Edgar's camp did not sit silently while his plan was gouged. His aides openly accused the two leaders of reneging on commitments not to trash the plan until after possible legislative hearings this spring.

"In 1992 and 1994, the leaders wanted the governor to appear (with GOP legislative candidates) in their targeted districts. When they perceived it was to their political advantage to stand with the governor, they were all for it. But when they perceived it wasn't to their political advantage, they weren't with him. I think that speaks volumes to their character," said Mike Lawrence, Edgar's press secretary.

Once word of the Edgar plan leaked and it was called a huge tax increase, both Philip and Daniels ran for cover, administration officials said. Philip was the first to publicly declare the plan dead, and Edgar's camp believed it was Philip who prematurely floated its details to deliberately undercut the governor.

"Pate tries to create this impression he's up-front and blunt, but when you let somebody get out there and dangle, that breaks trust," said another senior Edgar administration official.

Philip has been a thorn in Edgar's side before. In 1994, Edgar backed riverboat casinos for Chicago. But Philip blocked the deal, prompting Mayor Daley's taunts that Edgar couldn't deliver "Gov. Philip."

Two years earlier, Edgar supported Daley's Lake Calumet airport, only to have Philip kill that proposal, too.

"I don't know why he should have any problem with me," Philip said Thursday, adding, "The governor, in his first four years, got about 97 percent of what he wanted. This session, we have a different opinion."

Aides to Daniels and Philip said the main problem they faced with Edgar's latest initiative was a lack of detail from Edgar. Both leaders were briefed on the education plan by the governor's staff on March 19, but complained they weren't given the full run-down on his plan.

"That's a cop-out if they say they didn't know the numbers," Lawrence said.

A complicating factor was Lt. Gov. Bob Kustra's stunning loss to state Rep. Al Salvi (R-Mundelein) in the same week Edgar announced his plan. Salvi's victory was credited in part to his attacks on Kustra's position on taxes.

Daniels' camp faulted Edgar's advisers for not delaying release of his plan until later in March, when the election results weren't on everyone's mind.

As if things weren't bad enough for Edgar with Philip and Daniels, the Wall Street Journal skewered the governor's education plan and criticized Edgar's credentials as a possible vice presidential nominee, a post the governor later claimed he doesn't want.

"When a Republican governor decides to go against much of his party and imitate George Bush by proposing a tax increase, it's time for national GOP leaders to take notice," the Journal said in an editorial.

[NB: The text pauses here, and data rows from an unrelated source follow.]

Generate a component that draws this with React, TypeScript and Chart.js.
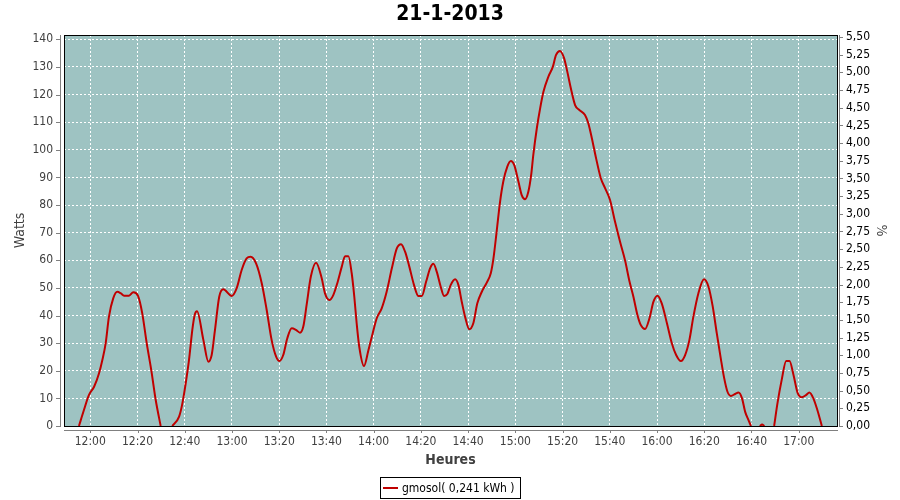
import { useEffect, useRef } from "react";
import { Chart, registerables } from "chart.js";

Chart.register(...registerables);

// ---------- data ----------
const chartTitle = "21-1-2013";
const seriesLabel = "gmosol( 0,241 kWh )";
const xAxisTitle = "Heures";
const yAxisTitle = "Watts";
const y2AxisTitle = "%";

// time of each reading, minutes since midnight
const minutesOfDay = [
  715.2, 717.3, 719.4, 721.6, 723.7, 725.1, 726.5, 727.9, 729.7, 731.4,
  733.0, 734.3, 736.4, 738.2, 740.2, 742.0, 743.9, 745.8, 747.7, 749.8,
  752.0, 754.7, 757.6, 759.0, 760.4, 761.8, 763.2, 764.2, 765.2, 767.9,
  770.0, 771.4, 772.8, 774.6, 776.3, 779.9, 782.0, 784.1, 786.2, 787.9,
  790.2, 792.6, 794.7, 796.8, 798.7, 800.1, 801.7, 803.4, 805.3, 807.1,
  808.8, 810.2, 811.7, 813.4, 815.6, 818.0, 819.4, 821.2, 822.9, 824.6,
  826.5, 827.9, 829.3, 830.7, 831.8, 832.8, 833.9, 835.9, 837.8, 839.6,
  841.3, 843.4, 845.5, 847.7, 849.8, 851.6, 853.3, 855.1, 857.1, 858.9,
  860.4, 862.2, 863.9, 865.3, 866.7, 868.4, 869.8, 871.2, 872.6, 874.5,
  875.9, 877.3, 878.7, 880.5, 882.2, 883.9, 885.8, 887.9, 889.6, 890.7,
  892.1, 893.5, 894.9, 896.6, 898.1, 899.5, 901.3, 902.7, 904.1, 905.5,
  906.7, 907.6, 909.1, 910.5, 911.9, 914.0, 915.9, 917.2, 918.9, 920.6,
  922.0, 923.5, 925.3, 927.1, 929.5, 930.9, 932.4, 934.2, 936.2, 938.0,
  940.1, 942.2, 944.4, 946.5, 948.3, 950.0, 951.7, 953.1, 954.9, 956.8,
  958.5, 960.2, 962.0, 964.2, 966.3, 968.1, 970.1, 971.9, 973.7, 975.4,
  977.5, 979.9, 981.8, 983.6, 985.3, 987.0, 988.4, 989.8, 991.3, 993.1,
  994.5, 996.0, 997.3, 998.7, 999.8, 1001.6, 1003.5, 1004.5, 1005.5, 1007.5,
  1009.6, 1011.0, 1012.8, 1014.7, 1016.1, 1017.8, 1019.5, 1021.3, 1023.1, 1024.5,
  1026.2, 1027.9, 1029.8,
];

// power in watts (null = no reading drawn)
const watts = [
  0, 5.8, 11.2, 14.2, 19.1, 23.9, 29.9, 39.6, 46.2, 48.6,
  48.0, 47.2, 47.2, 48.4, 47.1, 40.8, 29.9, 20.3, 9.4, 0,
  null, 0, 3.4, 8.2, 15.4, 23.9, 34.8, 40.2, 41.5, 31.1,
  23.3, 25.7, 34.8, 46.8, 49.5, 47.1, 49.9, 56.5, 60.7, 61.3,
  58.9, 51.7, 42.0, 31.1, 25.1, 23.5, 25.7, 31.7, 35.4, 34.8,
  33.8, 36.0, 44.4, 54.1, 59.1, 53.5, 48.0, 45.6, 47.4, 51.7,
  57.7, 61.5, 61.5, 55.3, 46.8, 37.2, 28.7, 21.7, 27.5, 33.6,
  39.0, 42.6, 48.6, 57.1, 64.3, 65.8, 63.1, 57.7, 51.0, 47.1,
  47.1, 52.2, 57.1, 58.7, 55.9, 50.4, 47.1, 47.8, 51.0, 53.1,
  51.0, 45.0, 39.6, 35.0, 37.2, 44.4, 48.6, 51.9, 55.3, 60.5,
  70.5, 81.0, 88.5, 93.9, 95.9, 94.5, 88.5, 83.6, 82.1, 84.8,
  90.9, 98.1, 107.8, 115.0, 121.0, 126.5, 130.1, 134.3, 135.8, 133.3,
  128.3, 122.3, 116.2, 114.4, 112.6, 109.6, 104.2, 96.9, 89.7, 86.1,
  81.8, 74.0, 66.5, 59.8, 52.5, 46.8, 40.2, 36.6, 35.1, 39.0,
  45.0, 47.2, 44.4, 37.2, 29.9, 25.7, 23.5, 25.7, 31.1, 39.6,
  48.0, 53.1, 50.4, 43.2, 33.6, 24.5, 17.5, 12.5, 10.9, 11.6,
  12.1, 10.0, 5.2, 2.2, 0, null, 0, 0.5, 0, null,
  0, 8.2, 16.7, 23.5, 23.5, 18.5, 12.1, 10.4, 11.2, 12.1,
  10.0, 5.8, 0,
];

const xTickMinutes = [720, 740, 760, 780, 800, 820, 840, 860, 880, 900, 920, 940, 960, 980, 1000, 1020];
const wattTicks = [0, 10, 20, 30, 40, 50, 60, 70, 80, 90, 100, 110, 120, 130, 140];
const percentTicks = [
  0, 0.25, 0.5, 0.75, 1, 1.25, 1.5, 1.75, 2, 2.25, 2.5, 2.75, 3, 3.25, 3.5,
  3.75, 4, 4.25, 4.5, 4.75, 5, 5.25, 5.5,
];

// axis ranges
const X_MIN = 708.86;
const X_MAX = 1036.22;
const WATT_MAX = 141.56;
const PERCENT_MAX = 5.528;

// ---------- style ----------
const FONT = '"DejaVu Sans Condensed", "DejaVu Sans", sans-serif';
const PLOT_BG = "#9ec3c2";
const LINE_COLOR = "#c00000";
const AXIS_GRAY = "#808080";
const LABEL_GRAY = "#404040";

const fmtTime = (v: number) => {
  const h = Math.floor(v / 60);
  const m = Math.round(v - h * 60);
  return `${h}:${String(m).padStart(2, "0")}`;
};
const fmtPercent = (v: number) => v.toFixed(2).replace(".", ",");

const framePlugin = {
  id: "frame",
  beforeDraw(chart: any) {
    const { ctx, chartArea: a } = chart;
    ctx.save();
    ctx.fillStyle = "#ffffff";
    ctx.fillRect(0, 0, chart.width, chart.height);
    ctx.fillStyle = PLOT_BG;
    ctx.fillRect(a.left, a.top, a.right - a.left, a.bottom - a.top);
    ctx.restore();
  },
  afterDatasetsDraw(chart: any) {
    const { ctx, chartArea: a, scales } = chart;
    const L = Math.round(a.left), R = Math.round(a.right), T = Math.round(a.top), B = Math.round(a.bottom);
    ctx.save();
    // plot border
    ctx.strokeStyle = "#000";
    ctx.lineWidth = 1;
    ctx.strokeRect(L + 0.5, T + 0.5, R - L, B - T);
    // offset axis lines
    ctx.strokeStyle = AXIS_GRAY;
    ctx.beginPath();
    ctx.moveTo(L - 4 + 0.5, T);
    ctx.lineTo(L - 4 + 0.5, B + 1);
    ctx.moveTo(L, B + 4 + 0.5);
    ctx.lineTo(R + 1, B + 4 + 0.5);
    ctx.moveTo(R + 2 + 0.5, T);
    ctx.lineTo(R + 2 + 0.5, B + 1);
    // tick marks
    wattTicks.forEach((v) => {
      const y = Math.round(scales.y.getPixelForValue(v)) + 0.5;
      ctx.moveTo(L - 8, y);
      ctx.lineTo(L - 4, y);
    });
    percentTicks.forEach((v) => {
      const y = Math.round(scales.y1.getPixelForValue(v)) + 0.5;
      ctx.moveTo(R + 3, y);
      ctx.lineTo(R + 6, y);
    });
    xTickMinutes.forEach((v) => {
      const x = Math.round(scales.x.getPixelForValue(v)) + 0.5;
      ctx.moveTo(x, B + 5);
      ctx.lineTo(x, B + 7);
    });
    ctx.stroke();
    ctx.restore();
  },
  afterDraw(chart: any) {
    const { ctx } = chart;
    ctx.save();
    ctx.font = `12px ${FONT}`;
    const tw = ctx.measureText(seriesLabel).width;
    const w = Math.round(3 + 15 + 4 + tw + 5);
    const x0 = Math.round(chart.width / 2 - w / 2);
    const y0 = 477;
    const h = 21;
    ctx.strokeStyle = "#000";
    ctx.lineWidth = 1;
    ctx.strokeRect(x0 + 0.5, y0 + 0.5, w, h);
    ctx.strokeStyle = LINE_COLOR;
    ctx.lineWidth = 2;
    ctx.beginPath();
    ctx.moveTo(x0 + 3, y0 + 11);
    ctx.lineTo(x0 + 18, y0 + 11);
    ctx.stroke();
    ctx.fillStyle = "#000";
    ctx.textBaseline = "middle";
    ctx.textAlign = "left";
    ctx.fillText(seriesLabel, x0 + 22, y0 + 11.5);
    ctx.restore();
  },
};

export default function App() {
  const canvasRef = useRef<HTMLCanvasElement | null>(null);

  useEffect(() => {
    if (!canvasRef.current) return;
    Chart.defaults.font.family = FONT;
    const points = minutesOfDay.map((m, i) => ({ x: m, y: watts[i] }));
    const chart = new Chart(canvasRef.current, {
      type: "line",
      data: {
        datasets: [
          {
            label: seriesLabel,
            data: points as any,
            borderColor: LINE_COLOR,
            backgroundColor: LINE_COLOR,
            borderWidth: 2,
            pointRadius: 0,
            cubicInterpolationMode: "monotone",
            spanGaps: false,
            yAxisID: "y",
          },
        ],
      },
      options: {
        responsive: false,
        animation: false,
        devicePixelRatio: 1,
        layout: { padding: 0 },
        plugins: {
          legend: { display: false },
          tooltip: { enabled: false },
          title: {
            display: true,
            text: chartTitle,
            color: "#000",
            font: { family: FONT, size: 21, weight: "bold", lineHeight: "25px" },
            padding: { top: 2, bottom: 8 },
          },
        },
        scales: {
          x: {
            type: "linear",
            position: "bottom",
            min: X_MIN,
            max: X_MAX,
            afterBuildTicks: (axis: any) => {
              axis.ticks = xTickMinutes.map((v) => ({ value: v }));
            },
            afterFit: (axis: any) => {
              axis.height = 74;
            },
            ticks: {
              autoSkip: false,
              maxRotation: 0,
              padding: 9,
              color: LABEL_GRAY,
              font: { family: FONT, size: 12 },
              callback: (v: any) => fmtTime(Number(v)),
            },
            grid: { color: "#ffffff", lineWidth: 1, drawTicks: false },
            border: { display: false, dash: [2, 2] },
            title: {
              display: true,
              text: xAxisTitle,
              color: LABEL_GRAY,
              font: { family: FONT, size: 14, weight: "bold" },
              padding: { top: 0, bottom: 31.6 },
            },
          },
          y: {
            type: "linear",
            position: "left",
            min: 0,
            max: WATT_MAX,
            afterBuildTicks: (axis: any) => {
              axis.ticks = wattTicks.map((v) => ({ value: v }));
            },
            afterFit: (axis: any) => {
              axis.width = 64;
            },
            ticks: {
              autoSkip: false,
              padding: 11,
              color: LABEL_GRAY,
              font: { family: FONT, size: 12 },
              callback: (v: any) => String(v),
            },
            grid: { color: "#ffffff", lineWidth: 1, drawTicks: false },
            border: { display: false, dash: [2, 2] },
            title: {
              display: true,
              text: yAxisTitle,
              color: LABEL_GRAY,
              font: { family: FONT, size: 14 },
              padding: { top: 12, bottom: 0 },
            },
          },
          y1: {
            type: "linear",
            position: "right",
            min: 0,
            max: PERCENT_MAX,
            afterBuildTicks: (axis: any) => {
              axis.ticks = percentTicks.map((v) => ({ value: v }));
            },
            afterFit: (axis: any) => {
              axis.width = 63;
            },
            ticks: {
              autoSkip: false,
              padding: 9,
              color: "#000",
              font: { family: FONT, size: 12 },
              callback: (v: any) => fmtPercent(Number(v)),
            },
            grid: { drawOnChartArea: false, drawTicks: false },
            border: { display: false },
            title: {
              display: true,
              text: y2AxisTitle,
              color: LABEL_GRAY,
              font: { family: FONT, size: 14 },
              padding: { top: 11, bottom: 0 },
            },
          },
        },
      },
      plugins: [framePlugin],
    });
    return () => chart.destroy();
  }, []);

  return (
    <div style={{ position: "absolute", left: 0, top: 0, width: 900, height: 500 }}>
      <canvas ref={canvasRef} width={900} height={500} style={{ display: "block" }} />
    </div>
  );
}
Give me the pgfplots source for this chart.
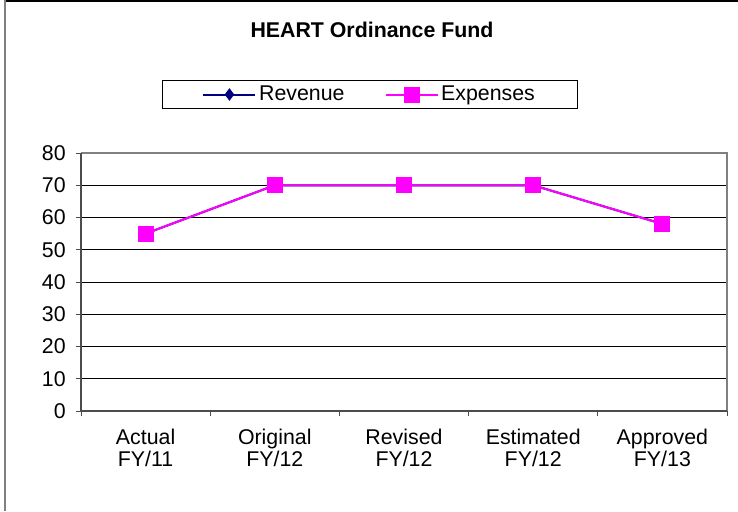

Edgar described the education plan as the most important program of his governorship. Now, only months after his statewide approval rating as measured by polls reached nearly 75 percent, Edgar must deal with the perception that he can't accomplish anything--unlike Thompson, his wheeling-and-dealing predecessor.

Daniels, while critical of Edgar's handling of the education plan, does not consider the governor to be a weak leader.

"Pate considers Edgar to be weak, as evidenced by his tax increase plan. First, Edgar didn't tell them everything about it and then he proposed a referendum, instead of standing up and taking the heat for it himself," said a Republican with close ties to Edgar, Philip and Daniels.

"Edgar always tries to find some middle ground," this Republican said. "But he puts everything off on other people or on the Legislature and doesn't wind up looking like much of a leader."